Polarization grows. In 1996, Pew Research found only 20% in each political party viewed the other unfavorably. Today, the number is more than double this percentage. We see this polarization in a friend’s Facebook post or a Twitter exchange. Too many view certain issues with a fixed mindset, and it causes a “stick it” to the other side mentality. It is unhealthy.

Polarization is different than disagreement. With the first, we segment ourselves from those unlike us. With the second, we can discuss issues and either agree to disagree or find common ground. Disagreement risks taking things personally. Polarization takes everything personally. We need healthy disagreement while avoiding unhealthy polarization.

What happens is we stay within a defined box of thinking and specified segment of impact. Our narrowness drowns thinking to only what is best for us or those like us. A result is a narrowness of results, meaning we are not improving society. Instead, we are falling backward, putting our society in decline.

We need a betterment mindset.

Betterment is simple.

  • How do our actions and interactions make others better?
  • How do our actions and interactions make ourselves better?

Betterment thinks more broadly about society. Businesses are important organizations within society, just as the government is. We are citizens of both, and we need to think about what makes the organizations we are involved with better. Instead of thinking about what is best for me, and people like me, we need to think about what is best for a diverse society. After all, a good society is only as good as its segments coming together to create a better future.

Betterment is evolutionary and, sometimes, transformational.

Betterment means evolutionary change and, sometimes, radical transformation. When challenges arise, like our environment and climate, we need a radical transformation to prevent further deterioration. Other times, challenges require an incremental adjustment but with a longer-term plan. Gun control could fit into this category with the start of background checks and red flag laws. The standard in any disagreements and plans forward needs to be betterment. How can we make our greater society better?

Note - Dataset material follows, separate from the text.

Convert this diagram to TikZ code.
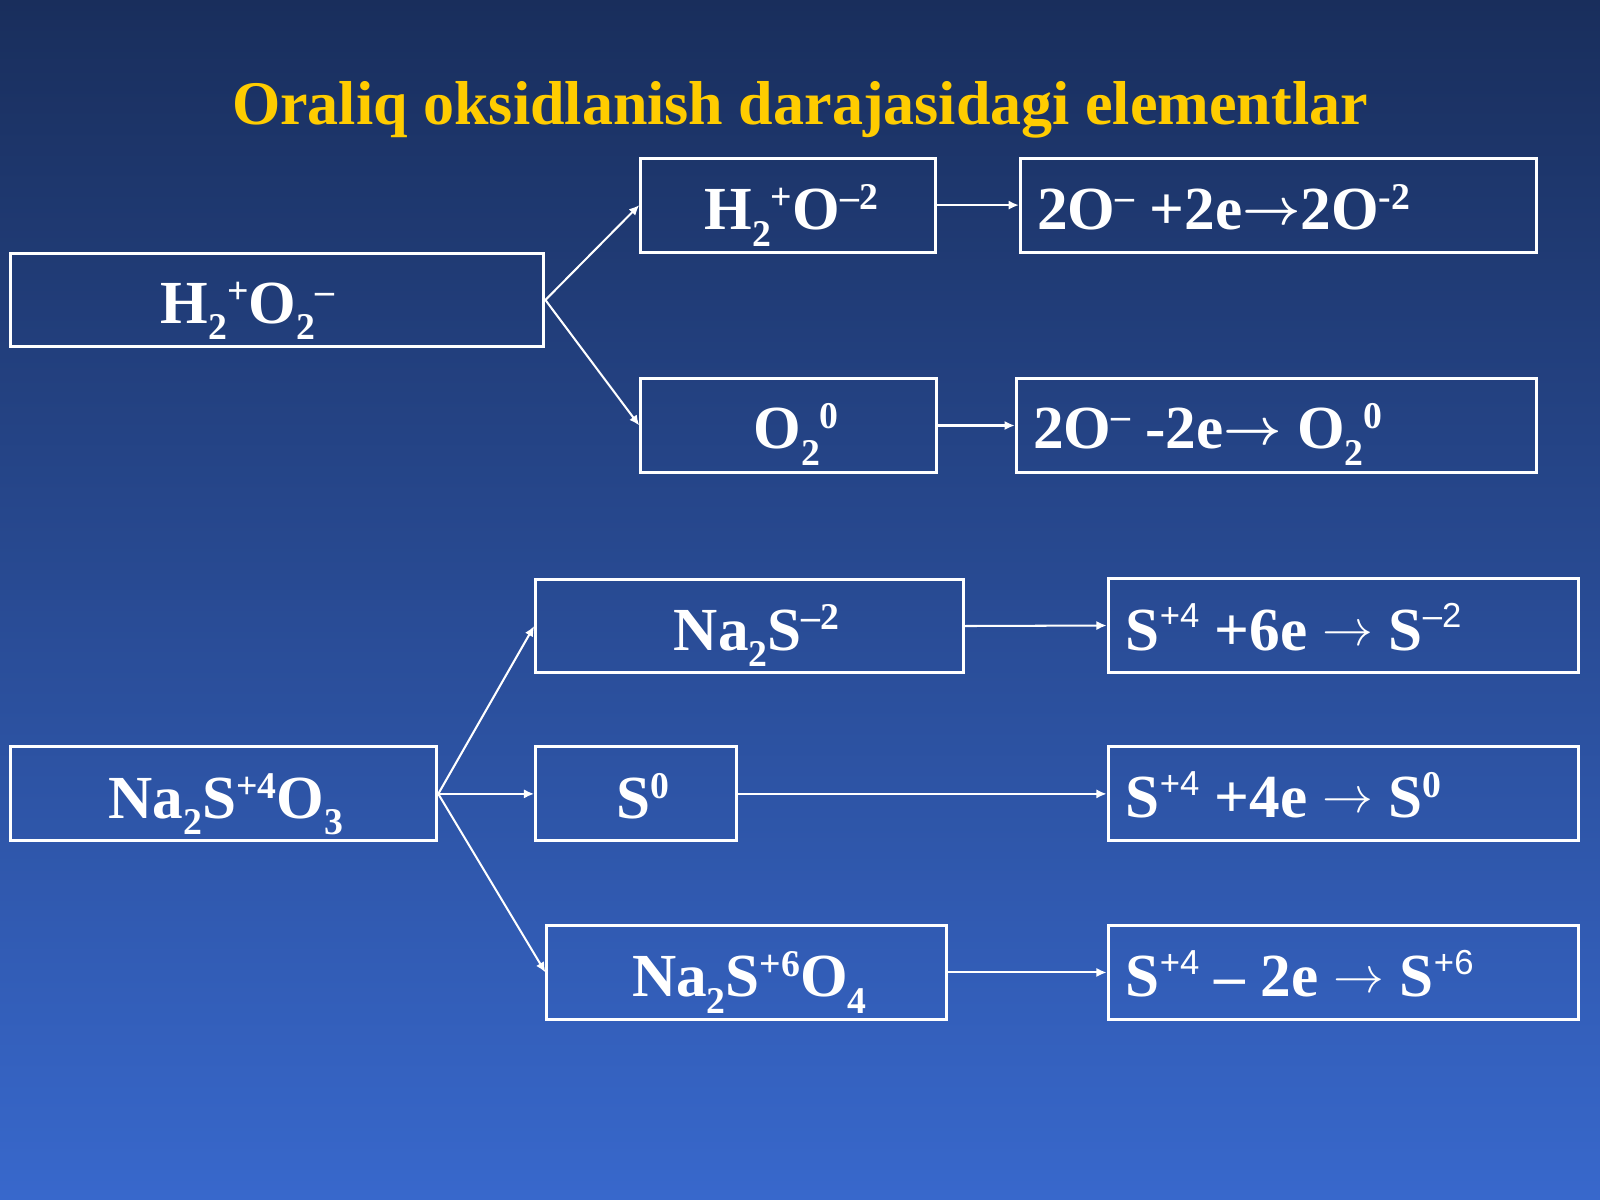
\documentclass[tikz,border=0pt]{standalone}
\usepackage{fontspec}
\setmainfont{Liberation Serif}
\newfontfamily\supsans{Liberation Sans}
\usetikzlibrary{arrows.meta}
\definecolor{bgtop}{RGB}{25,46,92}
\definecolor{bgbot}{RGB}{56,104,204}
\definecolor{ttl}{RGB}{255,204,0}
\newcommand\lo[1]{\raisebox{-0.27em}{\fontsize{18.5pt}{18.5pt}\selectfont #1}}
\newcommand\hi[1]{\raisebox{0.33em}{\fontsize{18.5pt}{18.5pt}\selectfont #1}}
\newcommand\his[1]{\raisebox{0.36em}{\fontsize{17pt}{17pt}\supsans\mdseries #1}}
\newcommand\rarr{\raisebox{0.08em}{$\rightarrow$}}
\newcommand\brarr{\raisebox{0.08em}{\boldmath$\rightarrow$}}
\tikzset{
  box/.style={draw=white, line width=1.5pt, inner sep=0pt, minimum height=46pt},
  txt/.style={text=white, font=\fontsize{30pt}{30pt}\selectfont\bfseries, inner sep=0pt, anchor=base west},
  arr/.style={draw=white, line width=1pt, -{Latex[length=5pt,width=4.5pt]}},
}
\begin{document}
\begin{tikzpicture}[x=0.5pt,y=-0.5pt]
\shade[top color=bgtop, bottom color=bgbot] (0,0) rectangle (1568,1176);
\useasboundingbox (0,0) rectangle (1568,1176);

\node[text=ttl, font=\fontsize{30.4pt}{30.4pt}\selectfont\bfseries, inner sep=0pt, anchor=base] (title) at (784,122) {Oraliq oksidlanish darajasidagi elementlar};

% boxes
\node[box, minimum width=261.5pt] (A) at (271.5,294) {};
\node[box, minimum width=144.5pt] (B) at (772.5,201) {};
\node[box, minimum width=253pt]   (C) at (1253,201) {};
\node[box, minimum width=145pt]   (D) at (773,417) {};
\node[box, minimum width=255pt]   (E) at (1251,417) {};
\node[box, minimum width=209.5pt] (F) at (734.5,613.5) {};
\node[box, minimum width=230.5pt] (G) at (1316.5,613) {};
\node[box, minimum width=209pt]   (H) at (219,778) {};
\node[box, minimum width=98.5pt]  (I) at (623.5,778) {};
\node[box, minimum width=230.5pt] (J) at (1316.5,778) {};
\node[box, minimum width=196pt]   (K) at (732,953) {};
\node[box, minimum width=230.5pt] (L) at (1316.5,953) {};

% texts
\node[txt] (At) at (157,317) {H\lo{2}\hi{+}O\lo{2}\hi{–}};
\node[txt] (Bt) at (690,225) {H\lo{2}\hi{+}O\hi{–2}};
\node[txt] (Ct) at (1016,225) {2O\hi{–} +2e\brarr2O\hi{-2}};
\node[txt] (Dt) at (738,440) {O\lo{2}\hi{0}};
\node[txt] (Et) at (1012,440) {2O\hi{–} -2e\brarr{} O\lo{2}\hi{0}};
\node[txt] (Ft) at (660,637) {Na\lo{2}S\hi{–2}};
\node[txt] (Gt) at (1103,637) {S\his{+4} +6e \rarr{} S\his{–2}};
\node[txt] (Ht) at (106,802) {Na\lo{2}S\hi{+4}O\lo{3}};
\node[txt] (It) at (604,802) {S\hi{0}};
\node[txt] (Jt) at (1103,801) {S\his{+4} +4e \rarr{} S\hi{0}};
\node[txt] (Kt) at (619,977) {Na\lo{2}S\hi{+6}O\lo{4}};
\node[txt] (Lt) at (1103,977) {S\his{+4} – 2e \rarr{} S\his{+6}};

% connectors
\draw[arr] (A.east) -- (B.west);
\draw[arr] (A.east) -- (D.west);
\draw[arr] (B.east) -- (C.west);
\draw[arr] (D.east) -- (E.west);
\draw[arr] (H.east) -- (F.west);
\draw[arr] (H.east) -- (I.west);
\draw[arr] (H.east) -- (K.west);
\draw[arr] (F.east) -- (G.west);
\draw[arr] (I.east) -- (J.west);
\draw[arr] (K.east) -- (L.west);
\end{tikzpicture}
\end{document}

Betterment is embedded in many businesses.

For a business to survive and thrive, products and services need to improve over time. Similarly, organizational cultures need to adapt and progress in how team members contribute and grow. Financial standing needs to strengthen, too, over time. Investments are required to enhance the business. If leading from a stakeholder viewpoint, then betterment across employees, customers, partners, communities, and shareholders needs to be evident. Betterment requires raising standards across all dimensions, and we need the same method in our political exchanges and solutions.

Betterment requires robust leaders who have a backbone and resiliency in acting for the greater good.

Leaders focused on betterment will do their best to bring out the best in others. We all have potential, and good leaders encourage and bolster our potential. Leaders with a betterment mindset exhibit moral courage on tough issues, and they do so with empathy, ethical interactions, and thoughtfulness. Kindness is exhibited in good times and bad. Kindness embraces the strength of others. Betterment is shown in how problems are tackled by tapping into different views and working diligently to find the best path forward. Betterment engages the best character inside each person and etches a new sense of higher character in how we solve, interact, work, and engage.

When leaders embrace betterment, it becomes contagious within an organization and community. Others strive to do their best in words spoken and actions taken.

Adam Smith challenges us to be better.

Adam Smith is brought up often in some groups but frequently in an incomplete manner. While Adam Smith is known for capitalism, he also wrote about purpose. Recently, Ryan Patrick Hanley, a political science professor at Boston College, wrote a book entitled Our Great Purpose: Adam Smith on Living a Better Life. Professor Hanley points to the side of Adam Smith that wanted us to think about how to better our condition and develop happiness. Bettering self and society have a working relationship.

While Adam Smith is not known for love, a quote to consider:

“Kindness is the parent of kindness; and if to be beloved by our brethren be the great object of our ambition, the surest way of obtaining it is, by our conduct to show that we really love them.”

As Professor Hanley simplifies this message, “it is the act of loving that brings us love in return.”

While Adam Smith is not directing a best way to live, he is challenging us to live and lead in healthier ways for the betterment of ourselves and our society.

Betterment is our new leadership calling. Step up.

Self-centeredness is an easy path. Our time is now to find our moral courage and lead for betterment.

Try it. Use betterment to test your thinking and actions. Put a betterment mindset to work and see what difference it begins to make.

Let betterment be our new leadership calling.